Skipping all pictures, set down the lines of the listing from the first through the one with "offset20_25ft = [12.2, 7.1, 4.2, 3.5]".
::::::::
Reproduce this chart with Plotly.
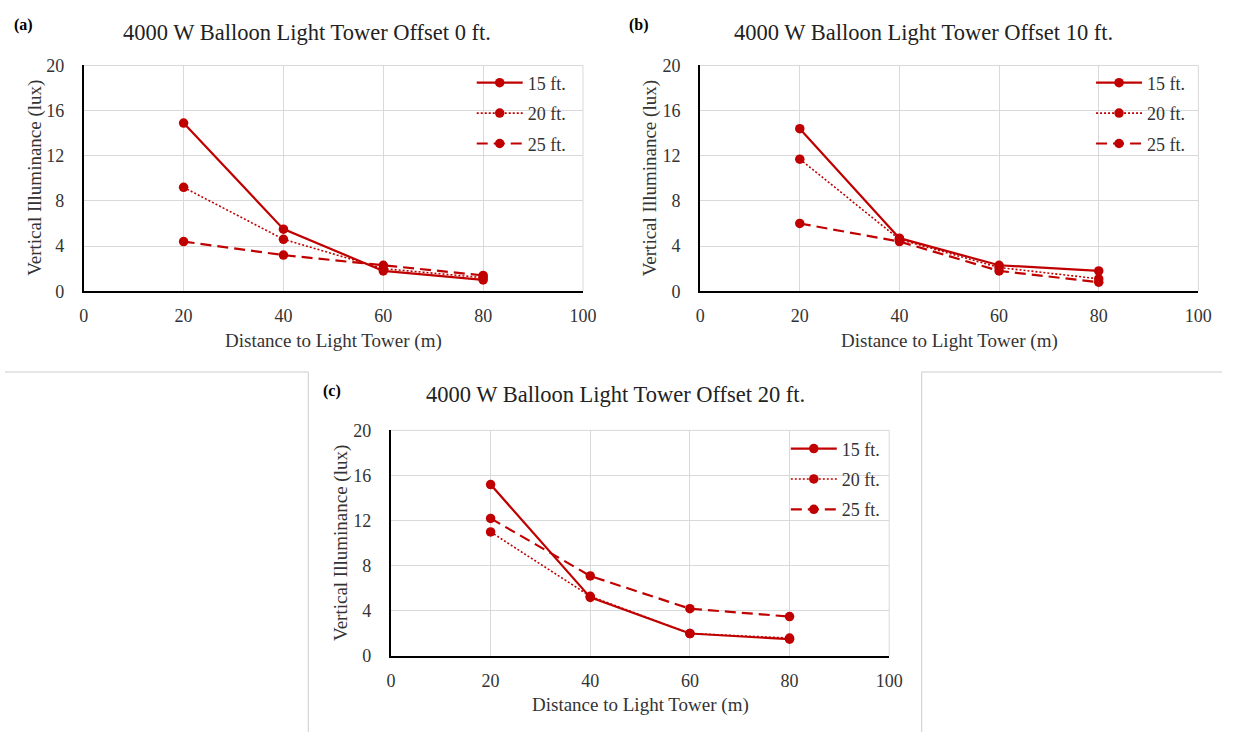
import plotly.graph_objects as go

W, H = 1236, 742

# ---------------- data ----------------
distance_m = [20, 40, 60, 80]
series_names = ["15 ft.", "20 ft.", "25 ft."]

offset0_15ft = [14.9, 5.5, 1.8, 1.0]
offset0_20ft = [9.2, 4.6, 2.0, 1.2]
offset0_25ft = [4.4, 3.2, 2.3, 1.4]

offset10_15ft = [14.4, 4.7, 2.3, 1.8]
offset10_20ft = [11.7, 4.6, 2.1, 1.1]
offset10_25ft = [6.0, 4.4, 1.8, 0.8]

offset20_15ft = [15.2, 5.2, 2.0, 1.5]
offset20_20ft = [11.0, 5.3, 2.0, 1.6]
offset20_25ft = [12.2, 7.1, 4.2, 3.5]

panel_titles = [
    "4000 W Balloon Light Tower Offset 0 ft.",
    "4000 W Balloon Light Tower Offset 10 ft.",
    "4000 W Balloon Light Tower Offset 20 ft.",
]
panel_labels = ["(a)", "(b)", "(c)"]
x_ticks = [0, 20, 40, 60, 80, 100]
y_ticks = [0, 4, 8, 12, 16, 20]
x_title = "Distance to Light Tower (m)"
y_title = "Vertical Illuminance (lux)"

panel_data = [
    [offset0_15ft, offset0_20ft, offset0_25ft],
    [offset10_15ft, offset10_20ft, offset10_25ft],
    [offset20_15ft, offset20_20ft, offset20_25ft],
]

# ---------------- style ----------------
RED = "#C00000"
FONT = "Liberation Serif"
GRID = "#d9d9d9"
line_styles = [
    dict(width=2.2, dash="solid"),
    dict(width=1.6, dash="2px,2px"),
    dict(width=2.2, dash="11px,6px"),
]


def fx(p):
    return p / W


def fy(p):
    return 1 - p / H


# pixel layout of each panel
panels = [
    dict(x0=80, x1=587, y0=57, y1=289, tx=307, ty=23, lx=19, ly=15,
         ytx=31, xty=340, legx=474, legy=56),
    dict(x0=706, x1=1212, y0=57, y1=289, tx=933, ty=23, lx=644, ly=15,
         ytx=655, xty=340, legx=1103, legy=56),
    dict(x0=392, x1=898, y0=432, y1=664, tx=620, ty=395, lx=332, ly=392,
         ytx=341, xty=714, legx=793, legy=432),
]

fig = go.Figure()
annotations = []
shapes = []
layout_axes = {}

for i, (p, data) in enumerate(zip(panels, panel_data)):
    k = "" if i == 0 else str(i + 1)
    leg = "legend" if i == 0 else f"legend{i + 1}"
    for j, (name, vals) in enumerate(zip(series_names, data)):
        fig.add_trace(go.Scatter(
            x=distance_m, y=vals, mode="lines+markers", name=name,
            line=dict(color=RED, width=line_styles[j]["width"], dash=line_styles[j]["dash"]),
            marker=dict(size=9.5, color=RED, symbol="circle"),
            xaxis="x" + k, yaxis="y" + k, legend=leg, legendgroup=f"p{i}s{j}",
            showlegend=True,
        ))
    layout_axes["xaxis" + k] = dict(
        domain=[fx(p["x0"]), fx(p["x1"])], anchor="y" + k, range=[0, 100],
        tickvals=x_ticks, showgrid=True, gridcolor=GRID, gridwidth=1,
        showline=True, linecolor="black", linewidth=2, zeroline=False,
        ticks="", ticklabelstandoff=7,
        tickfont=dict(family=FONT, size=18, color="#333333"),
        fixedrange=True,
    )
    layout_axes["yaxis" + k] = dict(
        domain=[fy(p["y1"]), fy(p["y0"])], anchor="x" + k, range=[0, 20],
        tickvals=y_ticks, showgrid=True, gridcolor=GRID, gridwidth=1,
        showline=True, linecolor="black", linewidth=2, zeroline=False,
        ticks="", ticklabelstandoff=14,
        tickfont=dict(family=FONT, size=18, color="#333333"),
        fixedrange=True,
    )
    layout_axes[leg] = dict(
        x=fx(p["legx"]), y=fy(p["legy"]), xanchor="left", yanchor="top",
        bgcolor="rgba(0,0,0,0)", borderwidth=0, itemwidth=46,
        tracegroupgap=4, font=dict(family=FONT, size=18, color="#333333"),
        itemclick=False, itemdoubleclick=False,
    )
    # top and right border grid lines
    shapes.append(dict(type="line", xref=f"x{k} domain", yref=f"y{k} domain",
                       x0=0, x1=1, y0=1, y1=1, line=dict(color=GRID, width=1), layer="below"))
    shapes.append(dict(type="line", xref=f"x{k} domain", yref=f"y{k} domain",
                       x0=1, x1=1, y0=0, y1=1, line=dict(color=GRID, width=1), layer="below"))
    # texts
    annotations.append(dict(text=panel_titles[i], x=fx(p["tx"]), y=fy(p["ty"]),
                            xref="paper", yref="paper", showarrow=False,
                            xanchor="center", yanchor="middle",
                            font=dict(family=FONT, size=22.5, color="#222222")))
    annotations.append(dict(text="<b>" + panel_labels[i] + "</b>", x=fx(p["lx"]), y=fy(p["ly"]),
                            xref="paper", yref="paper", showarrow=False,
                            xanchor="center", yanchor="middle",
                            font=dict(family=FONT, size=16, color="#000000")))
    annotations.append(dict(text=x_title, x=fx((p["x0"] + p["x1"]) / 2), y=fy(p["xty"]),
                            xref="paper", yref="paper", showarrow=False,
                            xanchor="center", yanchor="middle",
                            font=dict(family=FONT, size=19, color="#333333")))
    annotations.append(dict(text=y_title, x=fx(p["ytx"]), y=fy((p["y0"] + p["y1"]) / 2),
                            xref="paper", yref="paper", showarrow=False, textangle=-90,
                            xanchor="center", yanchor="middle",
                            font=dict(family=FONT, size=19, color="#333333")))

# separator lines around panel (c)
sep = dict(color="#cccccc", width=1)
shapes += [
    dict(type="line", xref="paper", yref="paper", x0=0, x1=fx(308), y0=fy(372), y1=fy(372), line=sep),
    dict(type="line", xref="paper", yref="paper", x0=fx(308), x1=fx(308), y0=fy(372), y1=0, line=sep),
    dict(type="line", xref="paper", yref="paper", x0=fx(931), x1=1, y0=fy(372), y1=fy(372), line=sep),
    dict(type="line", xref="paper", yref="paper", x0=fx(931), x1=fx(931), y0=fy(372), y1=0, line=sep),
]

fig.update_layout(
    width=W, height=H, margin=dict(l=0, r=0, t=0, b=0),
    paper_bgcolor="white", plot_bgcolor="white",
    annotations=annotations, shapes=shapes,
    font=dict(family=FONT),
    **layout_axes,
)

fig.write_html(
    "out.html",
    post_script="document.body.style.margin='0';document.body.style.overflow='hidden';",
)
::::::::
__Solution to the problem__:
Reproduce this chart with Plotly.
import plotly.graph_objects as go

W, H = 1236, 742

# ---------------- data ----------------
distance_m = [20, 40, 60, 80]
series_names = ["15 ft.", "20 ft.", "25 ft."]

offset0_15ft = [14.9, 5.5, 1.8, 1.0]
offset0_20ft = [9.2, 4.6, 2.0, 1.2]
offset0_25ft = [4.4, 3.2, 2.3, 1.4]

offset10_15ft = [14.4, 4.7, 2.3, 1.8]
offset10_20ft = [11.7, 4.6, 2.1, 1.1]
offset10_25ft = [6.0, 4.4, 1.8, 0.8]

offset20_15ft = [15.2, 5.2, 2.0, 1.5]
offset20_20ft = [11.0, 5.3, 2.0, 1.6]
offset20_25ft = [12.2, 7.1, 4.2, 3.5]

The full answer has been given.